Casual Conversations is very laidback in the style of the Aja-era of Steely Dan. It has a jazzy groove with the electric piano is very calm and almost is set in a smoky nightclub in the 1950s with its mellow atmosphere along with John’s sax solo to fill the nightclub scene as the next epic track closes the album very well like a storybook. Child of Vision, which is a feud-like song between Davies and Hodgson who are like brothers during this number. It deals with the creative differences they have between each other. The band almost are into attack mode as Rick plays this magnificent piano solo along with the keyboard duking it out while John closes the track with a short yet beautiful sax solo to finish album off well.

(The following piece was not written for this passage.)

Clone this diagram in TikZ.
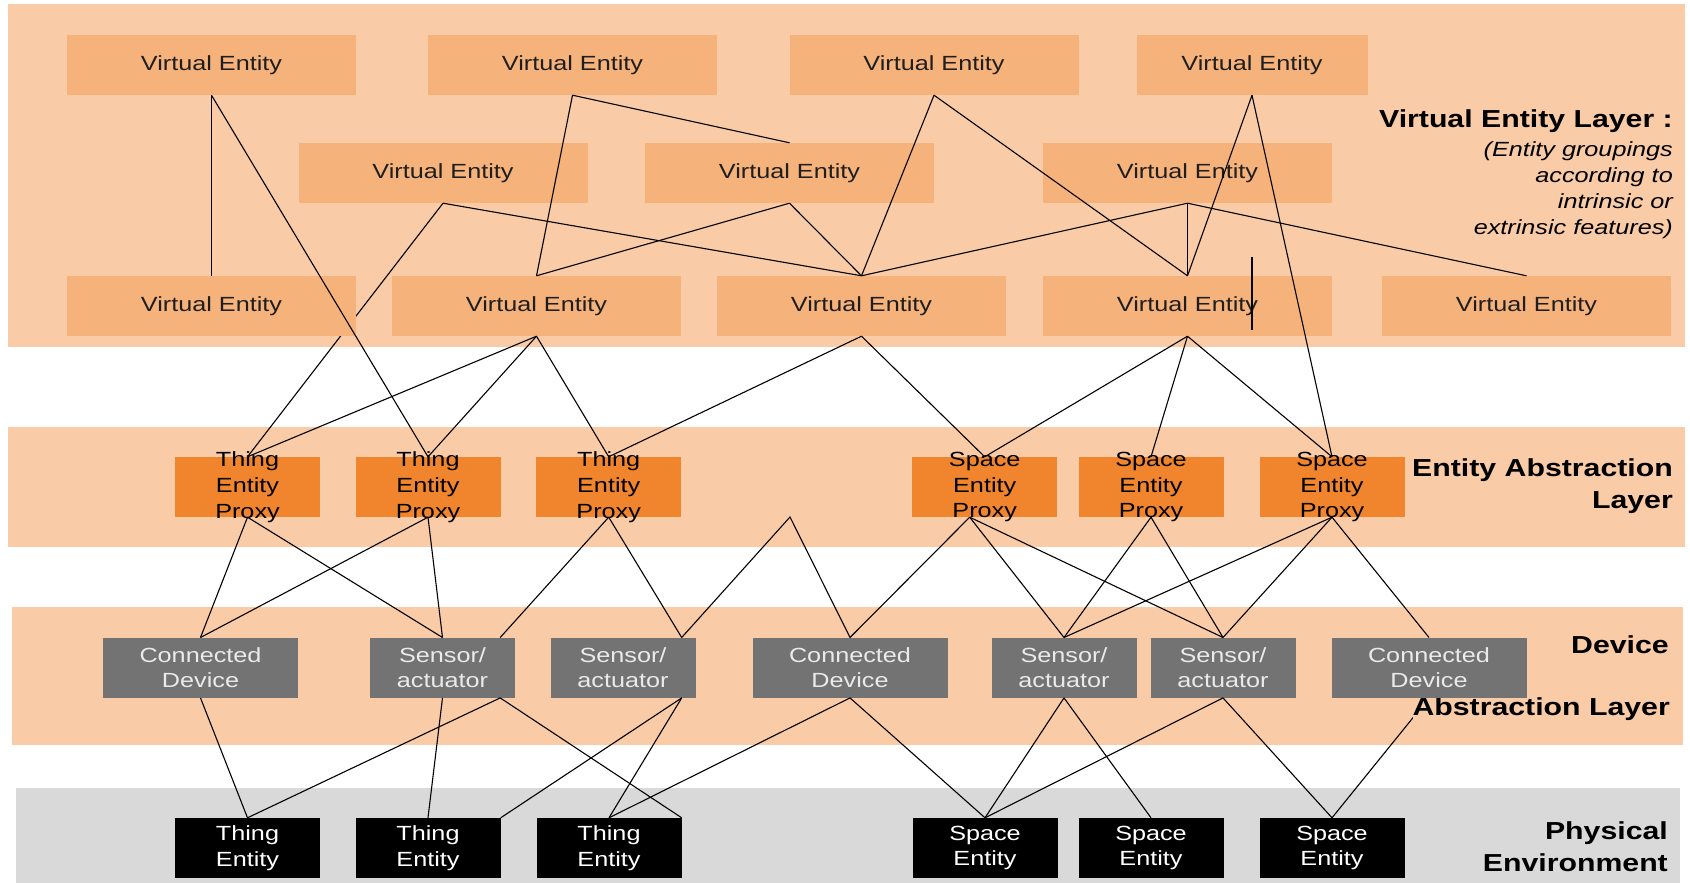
\documentclass[tikz,border=0pt]{standalone}
\usepackage{fontspec}
\setmainfont{Liberation Sans}[FakeStretch=1.23]
\usetikzlibrary{calc}
\definecolor{bandpeach}{HTML}{F9CBA7}
\definecolor{vefill}{HTML}{F6B27B}
\definecolor{proxyfill}{HTML}{F0852D}
\definecolor{devfill}{HTML}{737373}
\definecolor{devtext}{HTML}{EAEAEA}
\definecolor{physband}{HTML}{D9D9D9}
\definecolor{vetext}{HTML}{1E1E1E}
\pgfdeclarelayer{bands}
\pgfdeclarelayer{underlines}
\pgfdeclarelayer{labels}
\pgfsetlayers{bands,underlines,labels,main}

\begin{document}
\begin{tikzpicture}[x=1pt,y=-1pt,
  box/.style={rectangle, inner sep=0pt, minimum height=60pt, align=center,
              font=\fontsize{20.5}{25.7}\selectfont},
  vebox/.style={box, fill=vefill, minimum width=289pt, text=vetext},
  proxybox/.style={box, fill=proxyfill, minimum width=145pt},
  proxytext/.style={inner sep=0pt, align=center, text=black,
              font=\fontsize{20.5}{25.7}\selectfont},
  devbox/.style={box, fill=devfill, text=devtext},
  sabox/.style={devbox, minimum width=145pt},
  cdbox/.style={devbox, minimum width=195pt},
  physbox/.style={box, fill=black, text=white, minimum width=145pt},
  link/.style={draw=black, line width=1.1pt},
  layerlabel/.style={anchor=east, inner sep=0pt, align=right,
              font=\fontsize{24.6}{31.7}\selectfont\bfseries},
  notelabel/.style={anchor=east, inner sep=0pt, align=right,
              font=\fontsize{20.5}{26}\selectfont\itshape}
]
\useasboundingbox (0,0) rectangle (1690,883);

% layer bands
\begin{pgfonlayer}{bands}
  \fill[bandpeach] (8,4) rectangle (1685,347);
  \fill[bandpeach] (8,427) rectangle (1685,547);
  \fill[bandpeach] (12,607) rectangle (1683,745);
  \fill[physband] (16,788) rectangle (1680,883);
\end{pgfonlayer}

% virtual entities
\node[vebox] (VE1) at (211.5,65) {Virtual Entity};
\node[vebox] (VE2) at (572.5,65) {Virtual Entity};
\node[vebox] (VE3) at (934,65) {Virtual Entity};
\node[vebox, minimum width=231pt] (VE4) at (1252,65) {Virtual Entity};
\node[vebox] (VE5) at (443,173) {Virtual Entity};
\node[vebox] (VE6) at (789.5,173) {Virtual Entity};
\node[vebox] (VE7) at (1187.5,173) {Virtual Entity};
\node[vebox] (VE8) at (211.5,306) {Virtual Entity};
\node[vebox] (VE9) at (536.5,306) {Virtual Entity};
\node[vebox] (VE10) at (861.5,306) {Virtual Entity};
\node[vebox] (VE11) at (1187.5,306) {Virtual Entity};
\node[vebox] (VE12) at (1526.5,306) {Virtual Entity};

% entity proxies (three-line text runs past the box edges)
\node[proxybox, label={[proxytext]center:Thing\\Entity\\Proxy}] (TEP1) at (247.5,487) {};
\node[proxybox, label={[proxytext]center:Thing\\Entity\\Proxy}] (TEP2) at (428,487) {};
\node[proxybox, label={[proxytext]center:Thing\\Entity\\Proxy}] (TEP3) at (608.7,487) {};
\node[proxybox, label={[proxytext]center:Space\\Entity\\Proxy}] (SEP1) at (984.7,487) {};
\node[proxybox, label={[proxytext]center:Space\\Entity\\Proxy}] (SEP2) at (1151,487) {};
\node[proxybox, label={[proxytext]center:Space\\Entity\\Proxy}] (SEP3) at (1332,487) {};

% devices
\node[cdbox] (CD1) at (200.5,667.7) {Connected\\Device};
\node[sabox] (SA1) at (442.5,667.7) {Sensor/\\actuator};
\node[sabox] (SA2) at (623,667.7) {Sensor/\\actuator};
\node[cdbox] (CD2) at (850,667.7) {Connected\\Device};
\node[sabox] (SA3) at (1064,667.7) {Sensor/\\actuator};
\node[sabox] (SA4) at (1223,667.7) {Sensor/\\actuator};
\node[cdbox] (CD3) at (1429,667.7) {Connected\\Device};

% physical entities
\node[physbox] (TE1) at (247.5,848) {Thing\\Entity};
\node[physbox] (TE2) at (428,848) {Thing\\Entity};
\node[physbox] (TE3) at (609,848) {Thing\\Entity};
\node[physbox] (SE1) at (985,848) {Space\\Entity};
\node[physbox] (SE2) at (1151,848) {Space\\Entity};
\node[physbox] (SE3) at (1332,848) {Space\\Entity};

% free points
\coordinate (apex) at (790,517);
\coordinate (strayTop) at (1252,257);
\coordinate (strayBot) at (1252,330);

% layer captions
\node[layerlabel] (capVE) at (1673,121) {Virtual Entity Layer :};
\node[notelabel] (capNote) at (1673,190) {(Entity groupings\\according to\\intrinsic or\\extrinsic features)};
\node[layerlabel] (capEA) at (1673,486) {Entity Abstraction\\Layer};
\node[layerlabel] (capDev) at (1669,645) {Device};
\begin{pgfonlayer}{labels}
  \node[layerlabel, fill=bandpeach] (capDevB) at (1670,709) {Abstraction Layer};
\end{pgfonlayer}
\node[layerlabel] (capPhys) at (1668,847) {Physical\\Environment};

% links that run behind boxes and captions
\begin{pgfonlayer}{underlines}
  \draw[link] (VE5.south) -- (TEP1.north);
  \draw[link] (CD3.south) -- (SE3.north);
\end{pgfonlayer}

% links inside the virtual entity layer
\draw[link] (VE1.south) -- (VE8.north);
\draw[link] (VE1.south) -- (TEP2.north);
\draw[link] (VE2.south) -- (VE6.north);
\draw[link] (VE2.south) -- (VE9.north);
\draw[link] (VE5.south) -- (VE10.north);
\draw[link] (VE6.south) -- (VE9.north);
\draw[link] (VE6.south) -- (VE10.north);
\draw[link] (VE3.south) -- (VE10.north);
\draw[link] (VE3.south) -- (VE11.north);
\draw[link] (VE7.south) -- (VE10.north);
\draw[link] (VE7.south) -- (VE11.north);
\draw[link] (VE7.south) -- (VE12.north);
\draw[link] (VE4.south) -- (VE11.north);
\draw[link] (VE4.south) -- (SEP3.north);
\draw[link] (strayTop) -- (strayBot);

% virtual entities to proxies
\draw[link] (VE9.south) -- (TEP1.north);
\draw[link] (VE9.south) -- (TEP2.north);
\draw[link] (VE9.south) -- (TEP3.north);
\draw[link] (VE10.south) -- (TEP3.north);
\draw[link] (VE10.south) -- (SEP1.north);
\draw[link] (VE11.south) -- (SEP1.north);
\draw[link] (VE11.south) -- (SEP2.north);
\draw[link] (VE11.south) -- (SEP3.north);

% proxies to devices
\draw[link] (TEP1.south) -- (CD1.north);
\draw[link] (TEP1.south) -- (SA1.north);
\draw[link] (TEP2.south) -- (CD1.north);
\draw[link] (TEP2.south) -- (SA1.north);
\draw[link] (TEP3.south) -- ([xshift=-15pt]SA1.north east);
\draw[link] (TEP3.south) -- ([xshift=-14pt]SA2.north east);
\draw[link] ([xshift=-14pt]SA2.north east) -- (apex) -- (CD2.north);
\draw[link] ([xshift=-15pt]SEP1.south) -- (CD2.north);
\draw[link] ([xshift=-15pt]SEP1.south) -- (SA3.north);
\draw[link] ([xshift=-15pt]SEP1.south) -- (SA4.north);
\draw[link] (SEP2.south) -- (SA3.north);
\draw[link] (SEP2.south) -- (SA4.north);
\draw[link] (SEP3.south) -- (SA3.north);
\draw[link] (SEP3.south) -- (SA4.north);
\draw[link] (SEP3.south) -- (CD3.north);

% devices to physical entities
\draw[link] (CD1.south) -- (TE1.north);
\draw[link] (SA1.south) -- (TE2.north);
\draw[link] ([xshift=-15pt]SA1.south east) -- (TE1.north);
\draw[link] ([xshift=-15pt]SA1.south east) -- (TE3.north east);
\draw[link] ([xshift=-14pt]SA2.south east) -- (TE2.north east);
\draw[link] ([xshift=-14pt]SA2.south east) -- (TE3.north);
\draw[link] (CD2.south) -- (TE3.north);
\draw[link] (CD2.south) -- (SE1.north);
\draw[link] (SA3.south) -- (SE1.north);
\draw[link] (SA3.south) -- (SE2.north);
\draw[link] (SA4.south) -- (SE1.north);
\draw[link] (SA4.south) -- (SE3.north);
\end{tikzpicture}
\end{document}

From that moment on, the relationship between Davies and Hodgson became strained after finishing the Breakfast in America tour as the battles became increased during the Famous Last Words sessions. Roger decided he had enough and departed the band in 1983 to raise his children and be a father and pursuing a solo career while Davies continued under the Supertramp banner and now are going to tour for their 40th anniversary and performing Hodgson’s songs which have pissed Roger off big time. But I won’t go into that direction.

Breakfast in America has put Progressive Pop into a crowning achievement through the mind of the two singers. It is one of Supertramp’s finest album of the decade 30 years later.